Dataset content.
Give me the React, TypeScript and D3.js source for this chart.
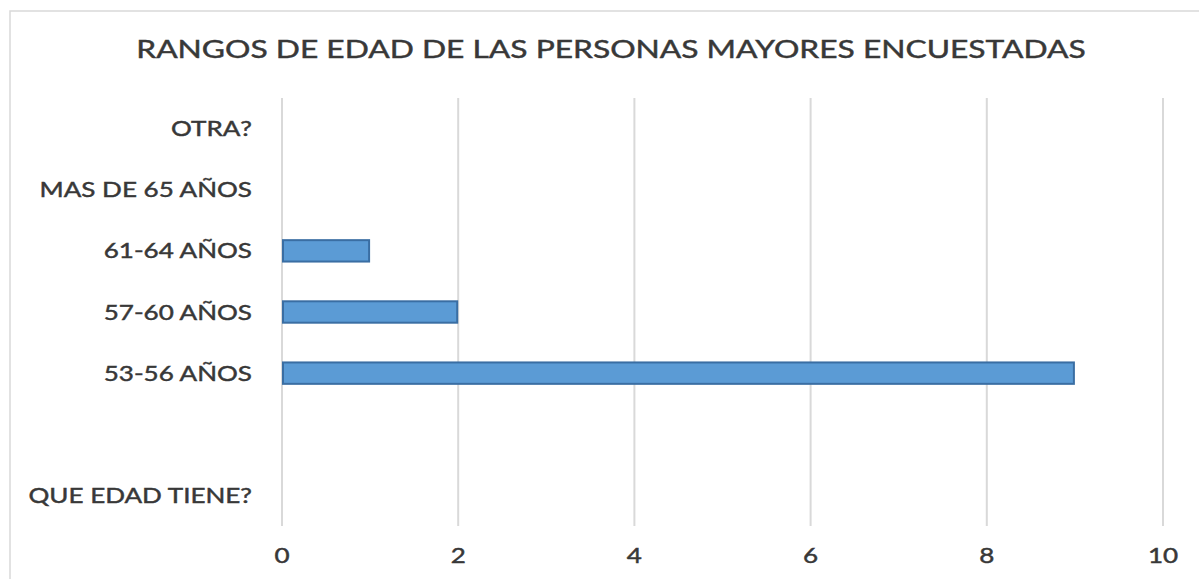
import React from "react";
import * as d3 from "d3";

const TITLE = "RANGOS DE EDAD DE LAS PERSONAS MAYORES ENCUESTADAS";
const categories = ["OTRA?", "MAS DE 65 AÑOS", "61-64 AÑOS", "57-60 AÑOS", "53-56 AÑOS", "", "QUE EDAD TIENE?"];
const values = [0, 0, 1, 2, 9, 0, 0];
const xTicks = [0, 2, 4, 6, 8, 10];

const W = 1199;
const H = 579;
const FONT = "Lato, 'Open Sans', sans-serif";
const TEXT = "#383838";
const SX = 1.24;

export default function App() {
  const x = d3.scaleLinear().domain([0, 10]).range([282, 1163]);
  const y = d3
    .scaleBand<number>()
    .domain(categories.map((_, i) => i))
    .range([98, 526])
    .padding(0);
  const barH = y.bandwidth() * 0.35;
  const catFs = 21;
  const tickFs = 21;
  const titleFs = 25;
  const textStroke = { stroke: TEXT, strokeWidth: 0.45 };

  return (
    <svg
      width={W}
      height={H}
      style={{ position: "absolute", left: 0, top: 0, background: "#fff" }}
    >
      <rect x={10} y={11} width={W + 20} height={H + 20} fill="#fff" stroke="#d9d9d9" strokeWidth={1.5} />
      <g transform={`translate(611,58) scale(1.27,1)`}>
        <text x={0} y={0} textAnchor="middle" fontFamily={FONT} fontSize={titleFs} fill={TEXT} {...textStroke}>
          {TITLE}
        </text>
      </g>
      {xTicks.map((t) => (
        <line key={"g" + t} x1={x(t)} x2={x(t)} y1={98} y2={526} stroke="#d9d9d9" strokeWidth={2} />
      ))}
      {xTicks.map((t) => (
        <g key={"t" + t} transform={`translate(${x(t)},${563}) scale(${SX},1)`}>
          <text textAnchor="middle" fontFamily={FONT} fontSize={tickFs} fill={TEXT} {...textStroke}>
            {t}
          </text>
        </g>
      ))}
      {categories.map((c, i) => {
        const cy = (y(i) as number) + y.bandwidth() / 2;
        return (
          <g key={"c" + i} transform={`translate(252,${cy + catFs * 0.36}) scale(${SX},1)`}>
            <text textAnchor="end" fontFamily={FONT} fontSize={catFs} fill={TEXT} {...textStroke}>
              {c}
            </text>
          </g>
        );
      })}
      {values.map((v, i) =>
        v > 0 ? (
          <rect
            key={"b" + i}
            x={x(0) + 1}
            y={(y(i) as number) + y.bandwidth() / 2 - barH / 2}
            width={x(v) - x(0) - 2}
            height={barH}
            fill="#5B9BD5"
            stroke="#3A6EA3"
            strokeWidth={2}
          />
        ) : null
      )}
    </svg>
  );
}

Directions for this task. Leave the pictures out and reproduce exactly the lines from the top of the listing above through the line with "TEXT, strokeWidth: 0.45".

Result below.
Give me the React, TypeScript and D3.js source for this chart.
import React from "react";
import * as d3 from "d3";

const TITLE = "RANGOS DE EDAD DE LAS PERSONAS MAYORES ENCUESTADAS";
const categories = ["OTRA?", "MAS DE 65 AÑOS", "61-64 AÑOS", "57-60 AÑOS", "53-56 AÑOS", "", "QUE EDAD TIENE?"];
const values = [0, 0, 1, 2, 9, 0, 0];
const xTicks = [0, 2, 4, 6, 8, 10];

const W = 1199;
const H = 579;
const FONT = "Lato, 'Open Sans', sans-serif";
const TEXT = "#383838";
const SX = 1.24;

export default function App() {
  const x = d3.scaleLinear().domain([0, 10]).range([282, 1163]);
  const y = d3
    .scaleBand<number>()
    .domain(categories.map((_, i) => i))
    .range([98, 526])
    .padding(0);
  const barH = y.bandwidth() * 0.35;
  const catFs = 21;
  const tickFs = 21;
  const titleFs = 25;
  const textStroke = { stroke: TEXT, strokeWidth: 0.45 };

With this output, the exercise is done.